■ WORK INSTRUCTIONS: Up to and including the line containing "GRAY = '#878787'", please reproduce the lines of the listing below, starting from the top.

■ MATERIAL FOR THIS EXERCISE:

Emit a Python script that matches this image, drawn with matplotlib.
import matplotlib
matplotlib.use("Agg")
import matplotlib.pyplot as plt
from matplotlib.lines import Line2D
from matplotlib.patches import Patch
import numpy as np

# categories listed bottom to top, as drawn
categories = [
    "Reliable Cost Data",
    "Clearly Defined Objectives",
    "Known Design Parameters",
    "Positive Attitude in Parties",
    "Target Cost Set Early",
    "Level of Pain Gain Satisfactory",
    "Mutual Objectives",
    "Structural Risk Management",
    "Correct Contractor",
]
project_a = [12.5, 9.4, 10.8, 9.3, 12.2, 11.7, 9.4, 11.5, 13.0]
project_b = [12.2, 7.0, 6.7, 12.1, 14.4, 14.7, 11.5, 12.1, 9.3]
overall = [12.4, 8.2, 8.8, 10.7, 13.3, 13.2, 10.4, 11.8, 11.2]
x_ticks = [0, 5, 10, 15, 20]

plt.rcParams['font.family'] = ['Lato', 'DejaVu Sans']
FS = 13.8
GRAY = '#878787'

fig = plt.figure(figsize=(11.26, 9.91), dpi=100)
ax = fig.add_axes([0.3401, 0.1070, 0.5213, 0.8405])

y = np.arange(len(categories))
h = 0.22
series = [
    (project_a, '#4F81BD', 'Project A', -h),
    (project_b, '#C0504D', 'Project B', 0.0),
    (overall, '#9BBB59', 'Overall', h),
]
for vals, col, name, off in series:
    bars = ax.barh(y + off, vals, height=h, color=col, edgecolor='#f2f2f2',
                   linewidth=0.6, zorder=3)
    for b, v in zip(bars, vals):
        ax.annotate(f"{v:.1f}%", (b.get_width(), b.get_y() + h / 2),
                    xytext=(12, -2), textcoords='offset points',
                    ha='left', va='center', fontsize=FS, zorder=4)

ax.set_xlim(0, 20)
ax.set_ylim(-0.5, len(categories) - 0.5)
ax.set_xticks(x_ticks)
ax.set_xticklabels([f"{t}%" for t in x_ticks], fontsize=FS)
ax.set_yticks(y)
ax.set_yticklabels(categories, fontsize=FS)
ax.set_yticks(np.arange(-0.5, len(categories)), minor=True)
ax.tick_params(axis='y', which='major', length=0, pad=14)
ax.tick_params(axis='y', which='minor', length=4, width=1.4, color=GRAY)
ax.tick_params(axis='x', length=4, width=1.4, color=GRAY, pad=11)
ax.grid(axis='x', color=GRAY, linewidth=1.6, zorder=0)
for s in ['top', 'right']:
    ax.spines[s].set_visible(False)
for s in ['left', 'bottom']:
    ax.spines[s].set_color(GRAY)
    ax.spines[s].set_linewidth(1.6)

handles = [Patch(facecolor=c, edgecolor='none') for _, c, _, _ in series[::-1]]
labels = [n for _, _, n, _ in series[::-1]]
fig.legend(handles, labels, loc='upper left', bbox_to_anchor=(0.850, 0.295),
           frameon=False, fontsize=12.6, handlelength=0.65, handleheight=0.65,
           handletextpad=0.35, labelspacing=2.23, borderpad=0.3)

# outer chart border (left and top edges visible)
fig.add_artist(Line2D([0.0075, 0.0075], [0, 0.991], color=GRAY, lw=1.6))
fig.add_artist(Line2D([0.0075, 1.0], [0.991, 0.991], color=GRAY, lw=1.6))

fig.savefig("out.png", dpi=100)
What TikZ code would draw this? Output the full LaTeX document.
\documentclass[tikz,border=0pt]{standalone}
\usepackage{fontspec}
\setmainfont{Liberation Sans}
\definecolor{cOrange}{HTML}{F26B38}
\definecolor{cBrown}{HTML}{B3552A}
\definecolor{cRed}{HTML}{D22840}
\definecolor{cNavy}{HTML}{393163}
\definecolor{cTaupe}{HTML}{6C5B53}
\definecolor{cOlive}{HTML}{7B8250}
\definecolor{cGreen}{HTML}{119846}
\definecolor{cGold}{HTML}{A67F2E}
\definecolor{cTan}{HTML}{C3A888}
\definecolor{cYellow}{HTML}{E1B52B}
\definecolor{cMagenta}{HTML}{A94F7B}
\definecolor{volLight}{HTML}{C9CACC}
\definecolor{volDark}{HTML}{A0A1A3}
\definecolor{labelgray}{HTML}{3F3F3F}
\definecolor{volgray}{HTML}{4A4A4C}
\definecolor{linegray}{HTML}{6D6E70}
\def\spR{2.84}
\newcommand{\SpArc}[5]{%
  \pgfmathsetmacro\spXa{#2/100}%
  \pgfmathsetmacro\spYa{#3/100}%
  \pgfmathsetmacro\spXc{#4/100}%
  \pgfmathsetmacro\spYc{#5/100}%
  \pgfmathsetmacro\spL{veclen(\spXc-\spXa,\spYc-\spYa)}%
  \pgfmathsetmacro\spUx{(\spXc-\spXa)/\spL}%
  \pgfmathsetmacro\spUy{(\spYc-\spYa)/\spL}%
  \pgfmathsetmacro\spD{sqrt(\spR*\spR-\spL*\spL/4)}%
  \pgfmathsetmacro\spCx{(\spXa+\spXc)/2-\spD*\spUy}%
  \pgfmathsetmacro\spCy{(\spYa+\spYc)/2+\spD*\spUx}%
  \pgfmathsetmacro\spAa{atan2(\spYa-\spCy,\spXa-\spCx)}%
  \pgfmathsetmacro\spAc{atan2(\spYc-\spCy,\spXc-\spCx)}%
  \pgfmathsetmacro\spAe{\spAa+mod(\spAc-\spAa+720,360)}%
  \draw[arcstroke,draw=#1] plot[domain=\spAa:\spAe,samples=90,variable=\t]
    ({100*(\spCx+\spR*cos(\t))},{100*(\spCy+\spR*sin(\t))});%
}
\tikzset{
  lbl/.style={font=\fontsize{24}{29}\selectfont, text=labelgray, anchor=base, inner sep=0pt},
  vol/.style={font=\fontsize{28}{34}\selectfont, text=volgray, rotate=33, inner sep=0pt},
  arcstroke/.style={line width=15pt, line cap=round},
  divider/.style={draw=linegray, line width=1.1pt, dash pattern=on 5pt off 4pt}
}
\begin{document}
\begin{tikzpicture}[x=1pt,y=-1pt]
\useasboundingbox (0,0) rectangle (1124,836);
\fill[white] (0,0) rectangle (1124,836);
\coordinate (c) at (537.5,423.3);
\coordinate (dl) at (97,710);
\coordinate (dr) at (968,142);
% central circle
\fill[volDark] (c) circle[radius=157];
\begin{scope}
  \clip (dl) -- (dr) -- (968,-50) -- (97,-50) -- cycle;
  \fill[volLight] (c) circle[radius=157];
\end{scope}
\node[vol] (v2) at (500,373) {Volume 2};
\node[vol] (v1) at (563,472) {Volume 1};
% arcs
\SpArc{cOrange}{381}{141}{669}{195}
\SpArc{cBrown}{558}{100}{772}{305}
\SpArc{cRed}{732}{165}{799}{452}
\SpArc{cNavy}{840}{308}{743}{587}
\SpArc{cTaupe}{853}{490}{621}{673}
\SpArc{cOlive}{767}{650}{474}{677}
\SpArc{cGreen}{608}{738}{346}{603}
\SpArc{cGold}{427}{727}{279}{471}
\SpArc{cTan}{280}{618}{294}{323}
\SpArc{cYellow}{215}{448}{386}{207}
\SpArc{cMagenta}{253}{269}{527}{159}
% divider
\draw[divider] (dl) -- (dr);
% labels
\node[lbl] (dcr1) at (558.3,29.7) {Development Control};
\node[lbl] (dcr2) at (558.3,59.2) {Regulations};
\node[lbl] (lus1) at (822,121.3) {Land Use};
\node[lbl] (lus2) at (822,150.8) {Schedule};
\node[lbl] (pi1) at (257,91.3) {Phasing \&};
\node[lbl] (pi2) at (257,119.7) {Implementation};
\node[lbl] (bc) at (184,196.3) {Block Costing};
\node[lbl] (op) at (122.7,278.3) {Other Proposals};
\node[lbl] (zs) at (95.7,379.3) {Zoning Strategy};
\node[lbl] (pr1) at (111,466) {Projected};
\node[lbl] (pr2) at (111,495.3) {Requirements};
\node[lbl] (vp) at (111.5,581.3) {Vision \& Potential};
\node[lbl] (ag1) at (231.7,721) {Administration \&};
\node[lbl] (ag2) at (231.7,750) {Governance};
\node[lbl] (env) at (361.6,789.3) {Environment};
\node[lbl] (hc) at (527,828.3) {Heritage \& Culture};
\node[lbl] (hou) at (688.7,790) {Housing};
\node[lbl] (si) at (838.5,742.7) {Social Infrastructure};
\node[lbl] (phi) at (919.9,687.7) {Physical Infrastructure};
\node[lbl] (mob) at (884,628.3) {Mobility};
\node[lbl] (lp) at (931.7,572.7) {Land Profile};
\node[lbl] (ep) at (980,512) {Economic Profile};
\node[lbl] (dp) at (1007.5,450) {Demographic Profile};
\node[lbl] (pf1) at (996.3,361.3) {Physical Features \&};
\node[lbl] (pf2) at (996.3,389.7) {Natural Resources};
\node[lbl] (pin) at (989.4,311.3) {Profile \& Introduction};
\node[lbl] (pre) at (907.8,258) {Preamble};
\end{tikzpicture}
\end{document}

■ FULL ANSWER:
Emit a Python script that matches this image, drawn with matplotlib.
import matplotlib
matplotlib.use("Agg")
import matplotlib.pyplot as plt
from matplotlib.lines import Line2D
from matplotlib.patches import Patch
import numpy as np

# categories listed bottom to top, as drawn
categories = [
    "Reliable Cost Data",
    "Clearly Defined Objectives",
    "Known Design Parameters",
    "Positive Attitude in Parties",
    "Target Cost Set Early",
    "Level of Pain Gain Satisfactory",
    "Mutual Objectives",
    "Structural Risk Management",
    "Correct Contractor",
]
project_a = [12.5, 9.4, 10.8, 9.3, 12.2, 11.7, 9.4, 11.5, 13.0]
project_b = [12.2, 7.0, 6.7, 12.1, 14.4, 14.7, 11.5, 12.1, 9.3]
overall = [12.4, 8.2, 8.8, 10.7, 13.3, 13.2, 10.4, 11.8, 11.2]
x_ticks = [0, 5, 10, 15, 20]

plt.rcParams['font.family'] = ['Lato', 'DejaVu Sans']
FS = 13.8
GRAY = '#878787'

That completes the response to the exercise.